Acting on a request from Iran, the International Atomic Energy Agency said today it will send a team to Tehran to work jointly on a plan meant to clear up suspicions about the Islamic republic's nuclear activities.
The invitation, conveyed yesterday by a senior Iranian envoy and made public Monday by the agency, was portrayed by some diplomats as a positive step in IAEA attempts to learn more about past activities that could point toward a weapons program.
But the US said it was sceptical.
"I don't think Iran's track record is particularly noteworthy or particularly likely to give me or anyone else confidence that anything will come of these discussions," State Department spokesman Tom Casey said in Washington.
The invitation was linked to a recent Iranian offer to stop stonewalling the agency in its probe of more than two decades of Iranian nuclear activities - clandestine until 2002 when they were revealed by a dissident group.

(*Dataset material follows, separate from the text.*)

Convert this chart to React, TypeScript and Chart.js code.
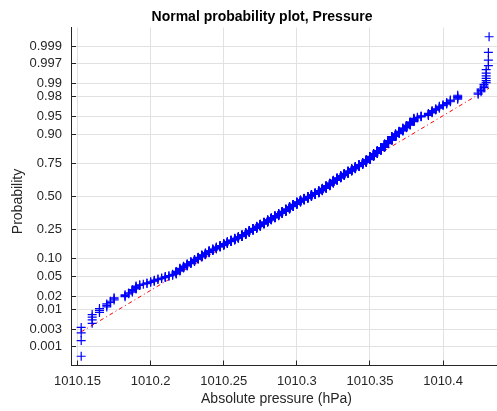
import React, { useEffect, useRef } from "react";
import { Chart, registerables } from "chart.js";

Chart.register(...registerables);

// ---- Data: distinct pressure readings (hPa) and how many samples share each ----
const pressureLevels = [
  1010.1525, 1010.16, 1010.165, 1010.17, 1010.1725, 1010.175, 1010.1825, 1010.185, 1010.1875, 1010.19,
  1010.1925, 1010.195, 1010.1975, 1010.2, 1010.2025, 1010.205, 1010.2075, 1010.21, 1010.2125, 1010.215,
  1010.2175, 1010.22, 1010.2225, 1010.225, 1010.2275, 1010.23, 1010.2325, 1010.235, 1010.2375, 1010.24,
  1010.2425, 1010.245, 1010.2475, 1010.25, 1010.2525, 1010.255, 1010.2575, 1010.26, 1010.2625, 1010.265,
  1010.2675, 1010.27, 1010.2725, 1010.275, 1010.2775, 1010.28, 1010.2825, 1010.285, 1010.2875, 1010.29,
  1010.2925, 1010.295, 1010.2975, 1010.3, 1010.3025, 1010.305, 1010.3075, 1010.31, 1010.3125, 1010.315,
  1010.3175, 1010.32, 1010.3225, 1010.325, 1010.3275, 1010.33, 1010.3325, 1010.335, 1010.3375, 1010.34,
  1010.3425, 1010.345, 1010.3475, 1010.35, 1010.3525, 1010.355, 1010.3575, 1010.36, 1010.3625, 1010.365,
  1010.3675, 1010.37, 1010.3725, 1010.375, 1010.3775, 1010.38, 1010.3825, 1010.385, 1010.39, 1010.3925,
  1010.395, 1010.3975, 1010.4, 1010.4025, 1010.405, 1010.41, 1010.424, 1010.426, 1010.428, 1010.4295,
  1010.431, 1010.4315,
];
const levelCounts = [
  4, 4, 3, 3, 2, 3, 3, 2, 4, 5,
  2, 1, 2, 2, 3, 2, 2, 3, 2, 3,
  7, 8, 6, 7, 7, 8, 8, 9, 8, 9,
  8, 9, 8, 9, 10, 9, 10, 9, 12, 13,
  14, 13, 14, 15, 14, 16, 15, 16, 17, 17,
  18, 19, 19, 19, 16, 15, 15, 15, 14, 17,
  20, 21, 21, 22, 18, 17, 17, 17, 16, 15,
  14, 13, 18, 20, 16, 16, 16, 17, 15, 16,
  10, 9, 10, 8, 9, 9, 2, 3, 5, 5,
  3, 4, 2, 3, 3, 5, 2, 3, 3, 6,
  3, 1,
];

// ---- Axis ticks and texts ----
const probTickLabels = ["0.001", "0.003", "0.01", "0.02", "0.05", "0.10", "0.25", "0.50", "0.75", "0.90", "0.95", "0.98", "0.99", "0.997", "0.999"];
const xTickValues = [1010.15, 1010.2, 1010.25, 1010.3, 1010.35, 1010.4];
const xTickLabels = ["1010.15", "1010.2", "1010.25", "1010.3", "1010.35", "1010.4"];
const titleText = "Normal probability plot, Pressure";
const xLabelText = "Absolute pressure (hPa)";
const yLabelText = "Probability";

// inverse standard normal CDF (Acklam)
function norminv(p: number): number {
  const a = [-3.969683028665376e1, 2.209460984245205e2, -2.759285104469687e2, 1.38357751867269e2, -3.066479806614716e1, 2.506628277459239];
  const b = [-5.447609879822406e1, 1.615858368580409e2, -1.556989798598866e2, 6.680131188771972e1, -1.328068155288572e1];
  const c = [-7.784894002430293e-3, -3.223964580411365e-1, -2.400758277161838, -2.549732539343734, 4.374664141464968, 2.938163982698783];
  const d = [7.784695709041462e-3, 3.224671290700398e-1, 2.445134137142996, 3.754408661907416];
  const plow = 0.02425;
  if (p < plow) {
    const q = Math.sqrt(-2 * Math.log(p));
    return (((((c[0] * q + c[1]) * q + c[2]) * q + c[3]) * q + c[4]) * q + c[5]) / ((((d[0] * q + d[1]) * q + d[2]) * q + d[3]) * q + 1);
  }
  if (p <= 1 - plow) {
    const q = p - 0.5;
    const r = q * q;
    return ((((((a[0] * r + a[1]) * r + a[2]) * r + a[3]) * r + a[4]) * r + a[5]) * q) / (((((b[0] * r + b[1]) * r + b[2]) * r + b[3]) * r + b[4]) * r + 1);
  }
  const q = Math.sqrt(-2 * Math.log(1 - p));
  return -(((((c[0] * q + c[1]) * q + c[2]) * q + c[3]) * q + c[4]) * q + c[5]) / ((((d[0] * q + d[1]) * q + d[2]) * q + d[3]) * q + 1);
}

const FONT = '"Liberation Sans", Arial, Helvetica, sans-serif';
const TEXT_COLOR = "#262626";
const GRID_COLOR = "#e1e1e1";

export default function App() {
  const ref = useRef<HTMLCanvasElement>(null);

  useEffect(() => {
    if (!ref.current) return;
    // expand sorted sample
    const sample: number[] = [];
    pressureLevels.forEach((v, i) => {
      for (let k = 0; k < levelCounts[i]; k++) sample.push(v);
    });
    const n = sample.length;
    const points = sample.map((v, i) => ({ x: v, y: norminv((i + 0.5) / n) }));

    const prctile = (pct: number) => {
      const pos = (pct / 100) * n + 0.5; // 1-based
      const lo = Math.floor(pos);
      const f = pos - lo;
      return sample[lo - 1] + f * (sample[lo] - sample[lo - 1]);
    };
    const q1x = prctile(25);
    const q3x = prctile(75);
    const q1y = norminv(0.25);
    const q3y = norminv(0.75);
    const slope = (q3y - q1y) / (q3x - q1x);
    const cx = (q1x + q3x) / 2;
    const minx = sample[0];
    const maxx = sample[n - 1];
    const range = maxx - minx;
    const yLim = norminv(0.25 / n);

    const decor = {
      id: "decor",
      afterDraw(chart: any) {
        const { ctx, chartArea, scales } = chart;
        const align = (px: number) => Math.round(px - 0.5) + 0.5;
        ctx.save();
        ctx.strokeStyle = TEXT_COLOR;
        ctx.lineWidth = 1;
        scales.y.ticks.forEach((t: any) => {
          const py = align(scales.y.getPixelForValue(t.value));
          ctx.beginPath();
          ctx.moveTo(chartArea.left, py);
          ctx.lineTo(chartArea.left + 5, py);
          ctx.stroke();
        });
        scales.x.ticks.forEach((t: any) => {
          const px = align(scales.x.getPixelForValue(t.value));
          ctx.beginPath();
          ctx.moveTo(px, chartArea.bottom);
          ctx.lineTo(px, chartArea.bottom - 5);
          ctx.stroke();
        });
        ctx.fillStyle = "#000000";
        ctx.font = `bold 14px ${FONT}`;
        ctx.textAlign = "center";
        ctx.textBaseline = "alphabetic";
        ctx.fillText(titleText, 262, 21);
        ctx.fillStyle = TEXT_COLOR;
        ctx.font = `14px ${FONT}`;
        ctx.fillText(xLabelText, 276.5, 402.5);
        ctx.translate(22, 201.5);
        ctx.rotate(-Math.PI / 2);
        ctx.fillText(yLabelText, 0, 0);
        ctx.restore();
      },
    };

    const chart = new Chart(ref.current, {
      type: "scatter",
      data: {
        datasets: [
          {
            type: "scatter",
            data: points,
            pointStyle: "cross",
            pointRadius: 4.5,
            pointBorderWidth: 1.2,
            borderColor: "#0000ff",
            backgroundColor: "#0000ff",
            order: 0,
          } as any,
          {
            type: "line",
            data: [
              { x: q1x, y: q1y },
              { x: q3x, y: q3y },
            ],
            borderColor: "#ff0000",
            borderWidth: 1,
            pointRadius: 0,
            fill: false,
            order: 1,
          } as any,
          {
            type: "line",
            data: [
              { x: minx, y: slope * (minx - cx) },
              { x: maxx, y: slope * (maxx - cx) },
            ],
            borderColor: "#ff0000",
            borderWidth: 1,
            borderDash: [4, 3, 1, 3],
            pointRadius: 0,
            fill: false,
            order: 2,
          } as any,
        ],
      },
      options: {
        animation: false,
        responsive: false,
        devicePixelRatio: 1,
        events: [],
        layout: { padding: { left: 0, top: 27.5, right: 5.5, bottom: 0 } },
        plugins: { legend: { display: false }, tooltip: { enabled: false }, title: { display: false } },
        scales: {
          x: {
            type: "linear",
            bounds: "data",
            min: minx - 0.025 * range,
            max: maxx + 0.025 * range,
            afterBuildTicks: (s: any) => {
              s.ticks = xTickValues.map((v) => ({ value: v }));
            },
            afterFit: (s: any) => {
              s.height = 45.5;
            },
            grid: { color: GRID_COLOR, lineWidth: 1, drawTicks: false },
            border: { display: true, color: TEXT_COLOR, width: 1 },
            ticks: {
              autoSkip: false,
              maxRotation: 0,
              padding: 8,
              color: TEXT_COLOR,
              font: { family: FONT, size: 13 },
              callback: (_v: any, i: number) => xTickLabels[i],
            },
          },
          y: {
            type: "linear",
            bounds: "data",
            min: yLim,
            max: -yLim,
            afterBuildTicks: (s: any) => {
              s.ticks = probTickLabels.map((l) => ({ value: norminv(parseFloat(l)) }));
            },
            afterFit: (s: any) => {
              s.width = 71;
            },
            grid: { color: GRID_COLOR, lineWidth: 1, drawTicks: false },
            border: { display: true, color: TEXT_COLOR, width: 1 },
            ticks: {
              autoSkip: false,
              padding: 9,
              color: TEXT_COLOR,
              font: { family: FONT, size: 13 },
              callback: (_v: any, i: number) => probTickLabels[i],
            },
          },
        },
      } as any,
      plugins: [decor],
    });
    return () => chart.destroy();
  }, []);

  return (
    <div style={{ position: "fixed", left: 0, top: 0, width: 497, height: 411, overflow: "hidden", background: "#ffffff" }}>
      <canvas ref={ref} width={505} height={411} style={{ display: "block" }} />
    </div>
  );
}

If followed through, it could generate international good will that might blunt the threat of new UN sanctions and increase pressure on the US and its closest allies to compromise on their insistence for a full enrichment freeze.
Besides demanding such a freeze - and answers to the IAEA's questions - the Security Council wants Iran to stop building a plutonium-producing reactor.
The country's refusal to provide answers originally prompted the council to get involved. Since December, it has imposed two sets of sanctions and has begun informal consultations on new penalties.